La véritable histoire, c'est celle de la vengeance de James (enfin, façon de parler, hein, parce que question vengeance, il est super mou). Il va donc réclamer de l'argent sans cesse à son frère, qui lui est assez niais pour jouer son jeu. Puis il va revenir au château, brandissant force menaces qu'il ne mettra jamais à exécution, et Henry passera son temps à ronger son frein... jusqu’au jour où il va provoquer James en duel et le tuer. Enfin, pas tout à fait (nouveau rebondissement pas du tout attendu). Là-dessus, quoi dire ? James est censé incarner le charisme, la liberté, le courage, le mépris des convenances, le mal. Henry, le bien, la générosité, la faiblesse et l'attachement aux valeurs familiales. Bon, ça, c'est ce que Stevenson nous ressasse de multiples façons, mais si on y regarde de près, le charisme de James est tout sauf évident, et Henry n'a rien d'un type gentil. De fait, le coup de la dualité, ça marche moyennement. Très moyennement. Alors oui, Stevenson a sans doute voulu établir un parallèle entre la situation de l’Écosse et la situation familiale des Durie. Sauf que, pour qui est peu connaisseur de l'histoire de l’Écosse, ça ne se voit quasiment pas, et pour qui connaît un peu, la métaphore est pratiquement sans intérêt. Et bon, si c'est pour voir un James se pavaner inutilement et un Henry serrer des poings avec les larmes aux yeux dans son coin, je dis qu'il y a mieux comme histoire de conflit fraternel qui tourne au désastre. Rien, il ne se passera finalement rien entre ces deux-là, et, si le lecteur pouvait au moins s'attendre à un final digne de Duel au soleil, il en sera pour ses frais.
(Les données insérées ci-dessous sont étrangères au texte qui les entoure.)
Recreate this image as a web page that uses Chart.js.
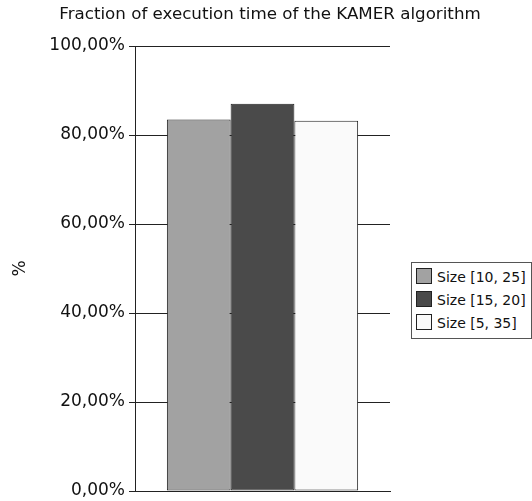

Pour tout dire, la fin est indignement bâclée.


Alors reste la question du narrateur, qui peut tout de même susciter quelque intérêt. Le récit revient presque toujours à Mackellar, régisseur du domaine de Durrisdee et, par conséquent, au service de Henry Durie. Tout au long de l'histoire, il insistera sur les affreux défauts de James et sur les qualités de Henry, tout en se donnant assez peu de mal pour masquer les faiblesses flagrantes de ce dernier. Donc voilà : la qualité du roman, outre son aspect tout de même un tant soit peu divertissant, relève de ce biais de narration, qui se révélera complètement à la toute fin. Mais hélas, là aussi le procédé ne m'a pas paru d'une finesse excessive , étant donné que le lecteur voit venir le truc depuis un moment.


Donc, je ne sais pas pourquoi Le maître de Ballantrae emballe autant les lecteurs de toutes sortes, mais ma conclusion sera celle-ci : Stevenson a réussi des récits d'atmosphère comme Les voleurs de cadavres ou les premiers chapitres de L'île au trésor, exploré avec bonheur le thème de la malédiction familiale avec Olalla, travaillé bien plus en profondeur sur la question de la dualité avec Jekyll et Hyde, raconté l'histoire du déchirement de l’Écosse avec David Balfour... Ici, il s’est montré bien trop tiède pour aborder la littérature du mal et n'a même pas réussi à installer un brin d'ambiance. Le conflit, la tension, censés être au cœur du roman, en sont terriblement absents.